## Dataset extract:
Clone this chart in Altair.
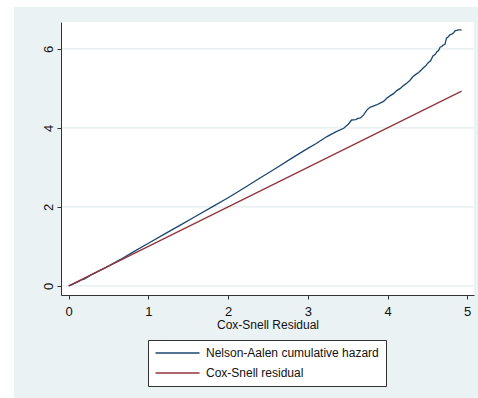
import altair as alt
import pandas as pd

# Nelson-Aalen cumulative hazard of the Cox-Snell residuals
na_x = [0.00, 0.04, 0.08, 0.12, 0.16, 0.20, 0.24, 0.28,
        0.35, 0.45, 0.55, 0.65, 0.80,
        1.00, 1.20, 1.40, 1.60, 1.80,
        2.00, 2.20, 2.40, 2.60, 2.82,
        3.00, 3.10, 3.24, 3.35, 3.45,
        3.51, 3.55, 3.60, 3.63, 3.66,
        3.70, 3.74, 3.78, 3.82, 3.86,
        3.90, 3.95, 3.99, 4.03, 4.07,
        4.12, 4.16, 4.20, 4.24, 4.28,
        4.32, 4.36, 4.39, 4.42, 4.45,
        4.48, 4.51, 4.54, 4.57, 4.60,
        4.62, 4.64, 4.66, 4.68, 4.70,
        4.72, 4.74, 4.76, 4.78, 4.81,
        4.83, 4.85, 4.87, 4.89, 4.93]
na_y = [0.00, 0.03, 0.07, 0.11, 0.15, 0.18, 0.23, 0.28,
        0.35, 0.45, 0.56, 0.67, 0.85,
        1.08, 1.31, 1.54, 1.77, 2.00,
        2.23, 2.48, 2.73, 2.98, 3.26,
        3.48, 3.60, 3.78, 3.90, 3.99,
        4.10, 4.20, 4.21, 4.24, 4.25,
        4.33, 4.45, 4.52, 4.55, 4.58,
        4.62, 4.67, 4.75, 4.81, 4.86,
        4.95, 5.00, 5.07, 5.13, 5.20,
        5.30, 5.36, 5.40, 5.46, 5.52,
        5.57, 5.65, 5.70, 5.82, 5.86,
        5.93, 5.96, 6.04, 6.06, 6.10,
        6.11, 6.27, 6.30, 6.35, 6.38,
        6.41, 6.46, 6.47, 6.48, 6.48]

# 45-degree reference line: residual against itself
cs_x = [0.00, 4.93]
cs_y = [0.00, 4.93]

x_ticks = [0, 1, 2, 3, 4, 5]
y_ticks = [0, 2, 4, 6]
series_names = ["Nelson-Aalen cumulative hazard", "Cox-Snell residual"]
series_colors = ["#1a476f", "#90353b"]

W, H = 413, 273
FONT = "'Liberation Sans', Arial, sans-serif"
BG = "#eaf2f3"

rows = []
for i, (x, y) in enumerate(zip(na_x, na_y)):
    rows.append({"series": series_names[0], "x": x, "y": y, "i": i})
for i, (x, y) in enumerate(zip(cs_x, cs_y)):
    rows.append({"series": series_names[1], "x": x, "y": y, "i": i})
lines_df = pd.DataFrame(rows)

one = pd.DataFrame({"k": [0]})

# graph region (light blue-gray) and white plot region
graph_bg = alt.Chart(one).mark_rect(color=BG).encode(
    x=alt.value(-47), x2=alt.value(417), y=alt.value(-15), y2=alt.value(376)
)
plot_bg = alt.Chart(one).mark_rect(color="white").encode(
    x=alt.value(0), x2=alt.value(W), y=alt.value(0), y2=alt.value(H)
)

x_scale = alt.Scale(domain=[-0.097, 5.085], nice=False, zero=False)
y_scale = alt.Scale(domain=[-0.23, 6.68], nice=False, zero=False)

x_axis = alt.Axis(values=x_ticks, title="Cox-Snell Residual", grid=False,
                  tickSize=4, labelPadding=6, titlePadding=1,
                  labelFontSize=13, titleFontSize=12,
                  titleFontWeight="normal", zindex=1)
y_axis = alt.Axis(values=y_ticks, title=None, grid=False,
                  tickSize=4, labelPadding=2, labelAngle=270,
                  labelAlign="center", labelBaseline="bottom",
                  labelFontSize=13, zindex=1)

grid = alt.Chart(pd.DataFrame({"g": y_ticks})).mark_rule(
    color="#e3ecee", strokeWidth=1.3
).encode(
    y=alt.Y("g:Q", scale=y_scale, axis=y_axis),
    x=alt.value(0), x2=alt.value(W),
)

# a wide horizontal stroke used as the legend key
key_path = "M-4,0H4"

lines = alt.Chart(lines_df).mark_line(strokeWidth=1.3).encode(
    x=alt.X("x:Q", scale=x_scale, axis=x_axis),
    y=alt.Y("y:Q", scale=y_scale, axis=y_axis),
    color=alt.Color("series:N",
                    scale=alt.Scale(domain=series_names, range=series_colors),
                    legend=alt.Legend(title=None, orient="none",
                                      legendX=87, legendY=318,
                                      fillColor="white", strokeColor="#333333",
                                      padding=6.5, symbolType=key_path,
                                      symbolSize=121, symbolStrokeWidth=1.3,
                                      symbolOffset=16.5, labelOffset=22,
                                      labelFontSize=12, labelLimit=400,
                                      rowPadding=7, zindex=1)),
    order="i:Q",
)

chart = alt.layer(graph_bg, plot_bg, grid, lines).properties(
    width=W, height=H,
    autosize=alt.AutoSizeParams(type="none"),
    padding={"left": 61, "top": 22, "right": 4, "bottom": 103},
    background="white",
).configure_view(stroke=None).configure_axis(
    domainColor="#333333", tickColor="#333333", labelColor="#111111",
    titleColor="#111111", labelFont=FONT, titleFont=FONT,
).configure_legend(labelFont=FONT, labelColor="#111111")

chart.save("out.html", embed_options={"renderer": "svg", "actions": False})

## What you need to do:
Without the pictures, retype the whole of the material above exactly.

## Output below:
Clone this chart in Altair.
import altair as alt
import pandas as pd

# Nelson-Aalen cumulative hazard of the Cox-Snell residuals
na_x = [0.00, 0.04, 0.08, 0.12, 0.16, 0.20, 0.24, 0.28,
        0.35, 0.45, 0.55, 0.65, 0.80,
        1.00, 1.20, 1.40, 1.60, 1.80,
        2.00, 2.20, 2.40, 2.60, 2.82,
        3.00, 3.10, 3.24, 3.35, 3.45,
        3.51, 3.55, 3.60, 3.63, 3.66,
        3.70, 3.74, 3.78, 3.82, 3.86,
        3.90, 3.95, 3.99, 4.03, 4.07,
        4.12, 4.16, 4.20, 4.24, 4.28,
        4.32, 4.36, 4.39, 4.42, 4.45,
        4.48, 4.51, 4.54, 4.57, 4.60,
        4.62, 4.64, 4.66, 4.68, 4.70,
        4.72, 4.74, 4.76, 4.78, 4.81,
        4.83, 4.85, 4.87, 4.89, 4.93]
na_y = [0.00, 0.03, 0.07, 0.11, 0.15, 0.18, 0.23, 0.28,
        0.35, 0.45, 0.56, 0.67, 0.85,
        1.08, 1.31, 1.54, 1.77, 2.00,
        2.23, 2.48, 2.73, 2.98, 3.26,
        3.48, 3.60, 3.78, 3.90, 3.99,
        4.10, 4.20, 4.21, 4.24, 4.25,
        4.33, 4.45, 4.52, 4.55, 4.58,
        4.62, 4.67, 4.75, 4.81, 4.86,
        4.95, 5.00, 5.07, 5.13, 5.20,
        5.30, 5.36, 5.40, 5.46, 5.52,
        5.57, 5.65, 5.70, 5.82, 5.86,
        5.93, 5.96, 6.04, 6.06, 6.10,
        6.11, 6.27, 6.30, 6.35, 6.38,
        6.41, 6.46, 6.47, 6.48, 6.48]

# 45-degree reference line: residual against itself
cs_x = [0.00, 4.93]
cs_y = [0.00, 4.93]

x_ticks = [0, 1, 2, 3, 4, 5]
y_ticks = [0, 2, 4, 6]
series_names = ["Nelson-Aalen cumulative hazard", "Cox-Snell residual"]
series_colors = ["#1a476f", "#90353b"]

W, H = 413, 273
FONT = "'Liberation Sans', Arial, sans-serif"
BG = "#eaf2f3"

rows = []
for i, (x, y) in enumerate(zip(na_x, na_y)):
    rows.append({"series": series_names[0], "x": x, "y": y, "i": i})
for i, (x, y) in enumerate(zip(cs_x, cs_y)):
    rows.append({"series": series_names[1], "x": x, "y": y, "i": i})
lines_df = pd.DataFrame(rows)

one = pd.DataFrame({"k": [0]})

# graph region (light blue-gray) and white plot region
graph_bg = alt.Chart(one).mark_rect(color=BG).encode(
    x=alt.value(-47), x2=alt.value(417), y=alt.value(-15), y2=alt.value(376)
)
plot_bg = alt.Chart(one).mark_rect(color="white").encode(
    x=alt.value(0), x2=alt.value(W), y=alt.value(0), y2=alt.value(H)
)

x_scale = alt.Scale(domain=[-0.097, 5.085], nice=False, zero=False)
y_scale = alt.Scale(domain=[-0.23, 6.68], nice=False, zero=False)

x_axis = alt.Axis(values=x_ticks, title="Cox-Snell Residual", grid=False,
                  tickSize=4, labelPadding=6, titlePadding=1,
                  labelFontSize=13, titleFontSize=12,
                  titleFontWeight="normal", zindex=1)
y_axis = alt.Axis(values=y_ticks, title=None, grid=False,
                  tickSize=4, labelPadding=2, labelAngle=270,
                  labelAlign="center", labelBaseline="bottom",
                  labelFontSize=13, zindex=1)

grid = alt.Chart(pd.DataFrame({"g": y_ticks})).mark_rule(
    color="#e3ecee", strokeWidth=1.3
).encode(
    y=alt.Y("g:Q", scale=y_scale, axis=y_axis),
    x=alt.value(0), x2=alt.value(W),
)

# a wide horizontal stroke used as the legend key
key_path = "M-4,0H4"

lines = alt.Chart(lines_df).mark_line(strokeWidth=1.3).encode(
    x=alt.X("x:Q", scale=x_scale, axis=x_axis),
    y=alt.Y("y:Q", scale=y_scale, axis=y_axis),
    color=alt.Color("series:N",
                    scale=alt.Scale(domain=series_names, range=series_colors),
                    legend=alt.Legend(title=None, orient="none",
                                      legendX=87, legendY=318,
                                      fillColor="white", strokeColor="#333333",
                                      padding=6.5, symbolType=key_path,
                                      symbolSize=121, symbolStrokeWidth=1.3,
                                      symbolOffset=16.5, labelOffset=22,
                                      labelFontSize=12, labelLimit=400,
                                      rowPadding=7, zindex=1)),
    order="i:Q",
)

chart = alt.layer(graph_bg, plot_bg, grid, lines).properties(
    width=W, height=H,
    autosize=alt.AutoSizeParams(type="none"),
    padding={"left": 61, "top": 22, "right": 4, "bottom": 103},
    background="white",
).configure_view(stroke=None).configure_axis(
    domainColor="#333333", tickColor="#333333", labelColor="#111111",
    titleColor="#111111", labelFont=FONT, titleFont=FONT,
).configure_legend(labelFont=FONT, labelColor="#111111")

chart.save("out.html", embed_options={"renderer": "svg", "actions": False})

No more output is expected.